***** DATASET SECTION *****
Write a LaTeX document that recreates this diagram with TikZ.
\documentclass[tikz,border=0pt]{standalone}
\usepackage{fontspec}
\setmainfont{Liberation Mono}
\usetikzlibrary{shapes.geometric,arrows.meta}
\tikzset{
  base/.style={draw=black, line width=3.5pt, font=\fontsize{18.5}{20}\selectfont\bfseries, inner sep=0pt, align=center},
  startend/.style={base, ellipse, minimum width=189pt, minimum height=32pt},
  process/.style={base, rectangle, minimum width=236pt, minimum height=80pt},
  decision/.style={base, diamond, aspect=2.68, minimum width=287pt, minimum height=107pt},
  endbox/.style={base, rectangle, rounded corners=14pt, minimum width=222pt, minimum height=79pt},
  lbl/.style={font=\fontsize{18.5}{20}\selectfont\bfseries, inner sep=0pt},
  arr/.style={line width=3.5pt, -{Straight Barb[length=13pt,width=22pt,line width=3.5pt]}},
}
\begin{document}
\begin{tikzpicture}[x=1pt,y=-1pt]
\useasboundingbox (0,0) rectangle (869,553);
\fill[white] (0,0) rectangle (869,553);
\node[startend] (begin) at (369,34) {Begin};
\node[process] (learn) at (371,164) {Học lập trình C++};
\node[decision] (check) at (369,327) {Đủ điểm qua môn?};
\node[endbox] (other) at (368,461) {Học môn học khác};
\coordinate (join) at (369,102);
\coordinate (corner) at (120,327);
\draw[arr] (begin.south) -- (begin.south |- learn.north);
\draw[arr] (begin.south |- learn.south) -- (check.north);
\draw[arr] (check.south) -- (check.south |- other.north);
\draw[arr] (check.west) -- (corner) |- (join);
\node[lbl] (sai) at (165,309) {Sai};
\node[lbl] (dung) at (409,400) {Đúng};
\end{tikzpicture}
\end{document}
*****
Your task is to repeat every line exactly.

*EXERCISE ANSWER*:
Write a LaTeX document that recreates this diagram with TikZ.
\documentclass[tikz,border=0pt]{standalone}
\usepackage{fontspec}
\setmainfont{Liberation Mono}
\usetikzlibrary{shapes.geometric,arrows.meta}
\tikzset{
  base/.style={draw=black, line width=3.5pt, font=\fontsize{18.5}{20}\selectfont\bfseries, inner sep=0pt, align=center},
  startend/.style={base, ellipse, minimum width=189pt, minimum height=32pt},
  process/.style={base, rectangle, minimum width=236pt, minimum height=80pt},
  decision/.style={base, diamond, aspect=2.68, minimum width=287pt, minimum height=107pt},
  endbox/.style={base, rectangle, rounded corners=14pt, minimum width=222pt, minimum height=79pt},
  lbl/.style={font=\fontsize{18.5}{20}\selectfont\bfseries, inner sep=0pt},
  arr/.style={line width=3.5pt, -{Straight Barb[length=13pt,width=22pt,line width=3.5pt]}},
}
\begin{document}
\begin{tikzpicture}[x=1pt,y=-1pt]
\useasboundingbox (0,0) rectangle (869,553);
\fill[white] (0,0) rectangle (869,553);
\node[startend] (begin) at (369,34) {Begin};
\node[process] (learn) at (371,164) {Học lập trình C++};
\node[decision] (check) at (369,327) {Đủ điểm qua môn?};
\node[endbox] (other) at (368,461) {Học môn học khác};
\coordinate (join) at (369,102);
\coordinate (corner) at (120,327);
\draw[arr] (begin.south) -- (begin.south |- learn.north);
\draw[arr] (begin.south |- learn.south) -- (check.north);
\draw[arr] (check.south) -- (check.south |- other.north);
\draw[arr] (check.west) -- (corner) |- (join);
\node[lbl] (sai) at (165,309) {Sai};
\node[lbl] (dung) at (409,400) {Đúng};
\end{tikzpicture}
\end{document}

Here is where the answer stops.